By Paul R. Harmer
from The International Photographer April 1934 pg.8
NATURAL publicity such as an earthquake is quickly taken advantage of by showmen and we have the best in the business here in Hollywood, but making a natural cataclysm perform on
schedule, so the world may see for itself just how a major earthquake looks in action, is a problem attempted only by the world’s greatest optimists. They do it and it is genuine, except that the casualties get well immediately, when the directors shouts “cut.”
It is true that some companies have taken advantage of the wreckage caused by erathquakes, but in this article we are concerned only with the ones where moving picture stars and actors are woven into a series of incidents and adventures, during the filming of a major motion picture production.
The fact that THE INTERNATIONAL PHOTOGRAPHER is a professional and technical magazine and its circulation is almost entirely confined to the workers in the motion picture industry is the only reason such an article as this can be attempted.
Credit should be given where it is due and according to my idea the following named men are foremost in this particular work: Fred Mann, William Davidson, William Teel, Roy Jones, Vernon Walker, Don Jarvis and Eddie Haas. They have all taken direct supervision of the actual erecting and demolishing of sets used in the series of earthquake pictures now being exhibited.
The photographs shown here are by courtesy of the Twentieth Century Productions and made by Fred Archer.
The first type of set to be considered is the interior, because most people are inside a building when an earthquake starts. As illustrated in Figure 1, the set is built on rollers and tied to the floor with heavy steel springs. The ends of the floor joists are extended to a series of handles outside the picture angle, where a group of electricians operate these by giving a quick pushing and pulling motion. After the first big push the springs take up the motion and the set literally quakes before your eyes ; a twelve horizontal motion gives a tremendous effect on the screen, walls crack in conspicuous places as illustrated in Figure 2 and men stationed above the set release debris of all kinds. If this action is continued too long the set would fall down because of structural failure. Sometimes precautions are taken by tying a cable to the top of the wall and then to a truss in the roof of the stage. This gives a swaying effect to the wall, which is partly suspended.

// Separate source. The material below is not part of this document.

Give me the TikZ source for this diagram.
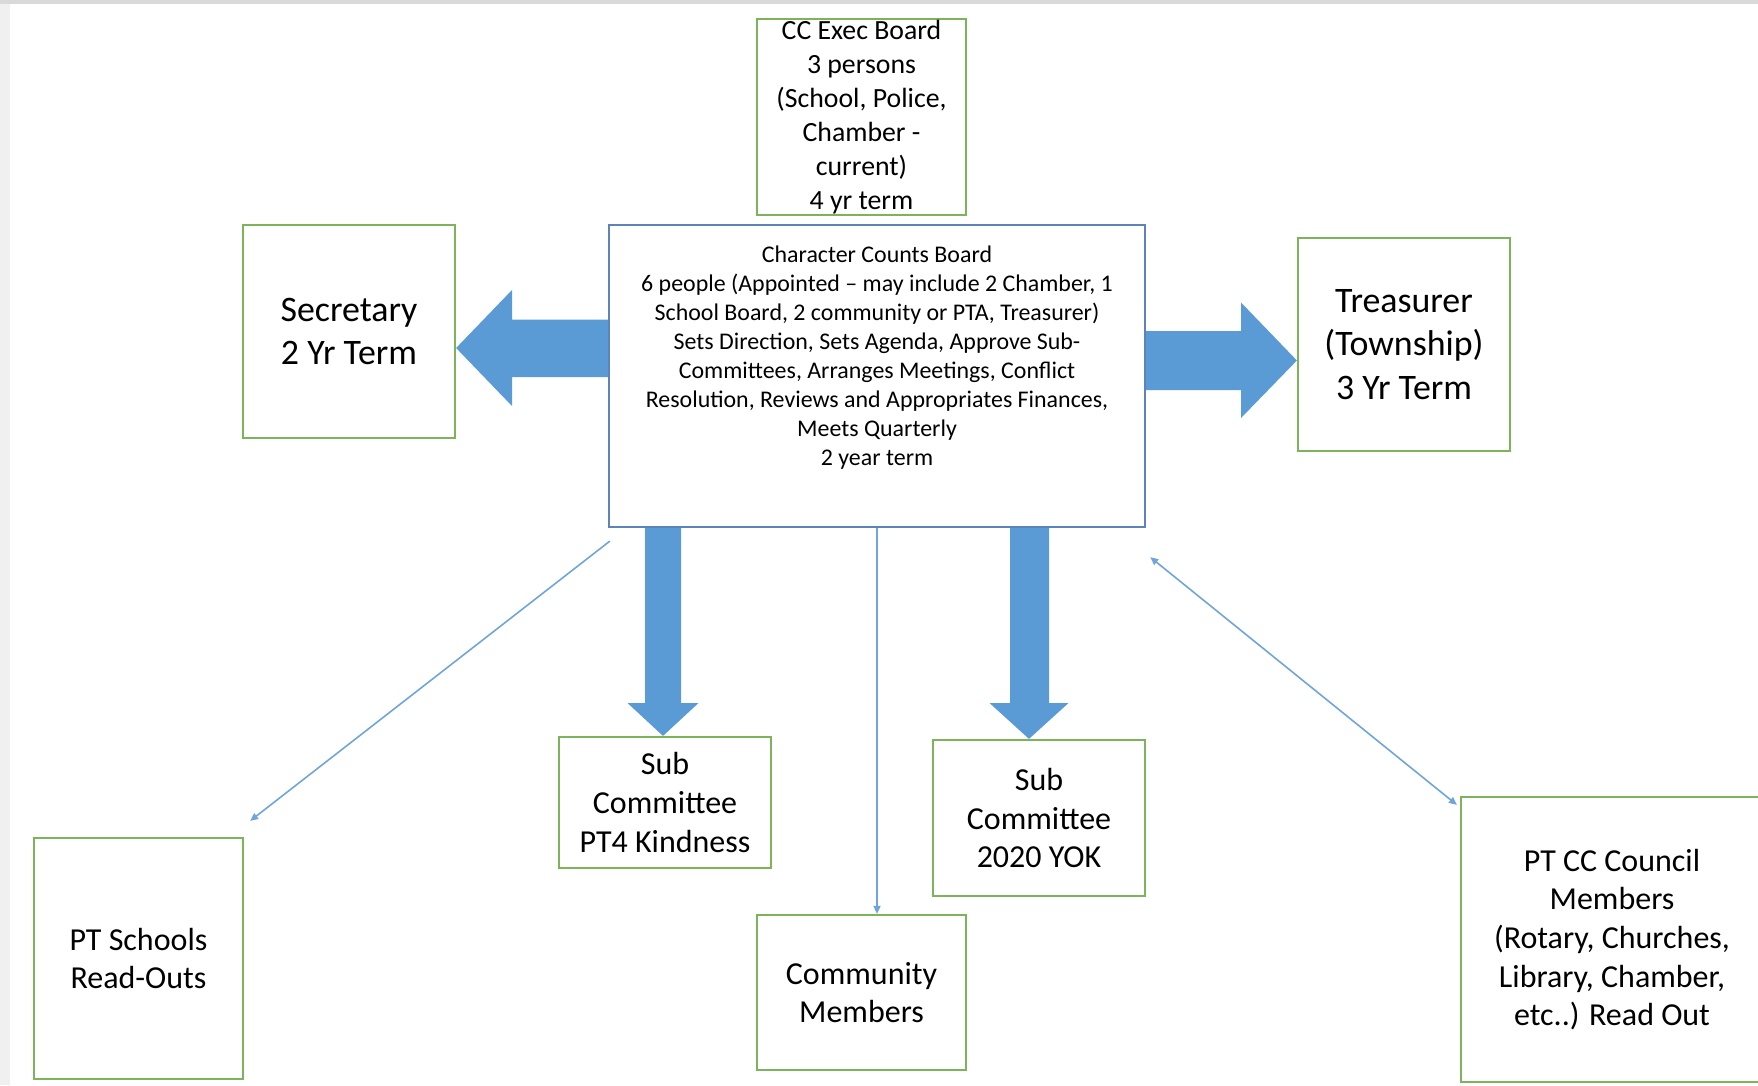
\documentclass[tikz,border=0pt]{standalone}
\usepackage{fontspec}
\setmainfont{Carlito}
\usetikzlibrary{arrows.meta,positioning}

\definecolor{boxgreen}{HTML}{7CB35B}
\definecolor{fatblue}{HTML}{5B9BD5}
\definecolor{boardblue}{HTML}{5D84B8}
\definecolor{thinblue}{HTML}{6FA5DA}

\tikzset{
  greenbox/.style={draw=boxgreen, line width=0.6pt, fill=white, align=center, inner sep=0pt},
  bigtxt/.style={font=\fontsize{10.2}{12.4}\selectfont},
  midtxt/.style={font=\fontsize{9.1}{11}\selectfont},
  fatarrow/.style={fill=fatblue},
  thinlink/.style={draw=thinblue, line width=0.45pt},
  tip/.tip={Triangle[length=0.08cm,width=0.07cm]}
}

\begin{document}
\begin{tikzpicture}[x=0.01cm,y=-0.01cm]
\useasboundingbox (0,0) rectangle (1758,1085);
\fill[white] (0,0) rectangle (1758,1085);
\fill[black!6] (0,0) rectangle (10,1085);
\fill[black!15] (0,0) rectangle (1758,4);

% boxes
\node[greenbox, minimum width=2.09cm, minimum height=1.96cm, font=\fontsize{7.9}{9.7}\selectfont] (exec) at (861.5,117) {CC Exec Board\\3 persons\\(School, Police,\\Chamber -\\current)\\4 yr term};
\node[draw=boardblue, line width=0.6pt, minimum width=5.36cm, minimum height=3.02cm] (board) at (877,376) {};
\node[below=0.21cm of board.north, align=center, inner sep=0pt, font=\fontsize{6.8}{8.25}\selectfont] (boardtxt) {Character Counts Board\\6 people (Appointed -- may include 2 Chamber, 1\\School Board, 2 community or PTA, Treasurer)\\Sets Direction, Sets Agenda, Approve Sub-\\Committees, Arranges Meetings, Conflict\\Resolution, Reviews and Appropriates Finances,\\Meets Quarterly\\2 year term};
\node[greenbox, bigtxt, minimum width=2.12cm, minimum height=2.13cm] (sec) at (349,331.5) {Secretary\\2 Yr Term};
\node[greenbox, bigtxt, minimum width=2.12cm, minimum height=2.13cm] (treas) at (1404,344.5) {Treasurer\\(Township)\\3 Yr Term};
\node[greenbox, midtxt, minimum width=2.12cm, minimum height=1.31cm] (subkind) at (665,802.5) {Sub\\Committee\\PT4 Kindness};
\node[greenbox, midtxt, minimum width=2.12cm, minimum height=1.56cm] (subyok) at (1039,818) {Sub\\Committee\\2020 YOK};
\node[greenbox, midtxt, minimum width=2.09cm, minimum height=1.55cm] (comm) at (861.5,992.5) {Community\\Members};
\node[greenbox, midtxt, minimum width=2.09cm, minimum height=2.41cm] (schools) at (138.5,958.5) {PT Schools\\Read-Outs};
\node[greenbox, midtxt, minimum width=3.02cm, minimum height=2.85cm] (council) at (1612,939.5) {PT CC Council\\Members\\(Rotary, Churches,\\Library, Chamber,\\etc..) Read Out};

% block arrows
\fill[fatarrow] (board.west |- 0,319.5) -- (512,319.5) -- (512,290) -- (sec.east |- 0,348) -- (512,406) -- (512,377) -- (board.west |- 0,377) -- cycle;
\fill[fatarrow] (board.east |- 0,331) -- (1241,331) -- (1241,302.5) -- (treas.west |- 0,360.5) -- (1241,418) -- (1241,390) -- (board.east |- 0,390) -- cycle;
\fill[fatarrow] (645,0 |- board.south) -- (645,703) -- (627.5,703) -- (subkind.north -| 663,0) -- (698.5,703) -- (681,703) -- (681,0 |- board.south) -- cycle;
\fill[fatarrow] (1010,0 |- board.south) -- (1010,703) -- (989.5,703) -- (subyok.north -| 1029,0) -- (1068.5,703) -- (1049,703) -- (1049,0 |- board.south) -- cycle;

% thin links
\draw[thinlink, -tip] (board.south) -- (board.south |- comm.north);
\draw[thinlink, -tip] ([shift={(2,13)}]board.south west) -- ([shift={(6,-16)}]schools.north east);
\draw[thinlink, tip-tip] ([shift={(4,29)}]board.south east) -- ([shift={(-3,9)}]council.north west);
\end{tikzpicture}
\end{document}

The floors are made in sections and operated separately by different groups of technicians. This literally tears linoleum apart and causes large cracks in the floor. Furniture is pulled over with wires and in a few seconds a beautiful interior set is in shambles.
Exteriors are more complicated and dangerous, great walls of solid brick and masonry crash with a roar, people and traffic rush from cover to cover and caution must be taken that the paper bricks and ground cork hit the people. It might be serious to have them struck by the solid debris. Only the most experienced technicians can be trusted with scenes of this nature.
Walls falling outward, such as shown in the picture, are weakened on the line of breakage and are either pushed out from the inside of the building or are pulled out with a cable attached to a truck; surprising as it may seem to some people, a cable one-quarter to one-half inch in thickness is unnoticed on the screen when the camera is set for a long shot.
Figure 3 illustrates how a solid masonry wall is supported by hinged posts, called weak knees, and when the cable is pulled the ends of the wall drop, causing the center to pull apart, forming a breach.
Figure 4 illustrates how a crack in a street is caused to open and close again on somebody’s legs or body, while debris is toppled on them from some crumbling building. Here they are helplessly held and crushed to death right before your eyes, as the girl in the picture lying on the sidewalk.
Another way of bringing an entire building down is to make a complete wrap once around it with a heavy cable and securely fastening one end to a post or dead man. The other end is fastened to a heavy truck, which drives away and the cable literally cuts the building in two. The effect is tremendous, various parts giving way and the sounds accompanying it are very real.
The cameramen are plenty busy while all this is going on ; extra cameras are placed at every point where a camera can be stationed, some on high parallels on the very edge of a high breakaway wall, some behind walls to get the action of what the people inside the building see, as the walls crumble and leave them perched on the ends of the floors with the furniture sliding out the breach and into the street. Cameras buried in pits under the sidewalk, shooting straight up at caving and buckling masonary. Cameramen with Eyemos, seated in cars which are being driven up and down the devastated area, adding their part to the confusion of people and traffic, water shooting up from broken water mains, fire breaking out and deafening […]
Grips and electricians operating reflectors and lights, explosions, every little detail caught by the moving film with master photography in every frame.
The sound engineers, with microphones mounted on booms and even carrying them in their hands, moving in close and back again to get the best results.
[…] moving them quickly to help the cameramen “put it on the film” (studio vernacular.)
Still photographers with an 8 by 10 still camera in one hand and a Graphlex in the other, getting the choice action stills, the kind that sells the picture to the exhibitors and the public.
The director pushing signal buttons, waving his arms and making pantomime to the actors who, poor fellows, are scared to death for fear some falling object may not be timed just right. Oh, Boy, anybody who has gone through several of these earthquake pictures is entitled to be jumpy and jittery when he feels the earth tremble just a little.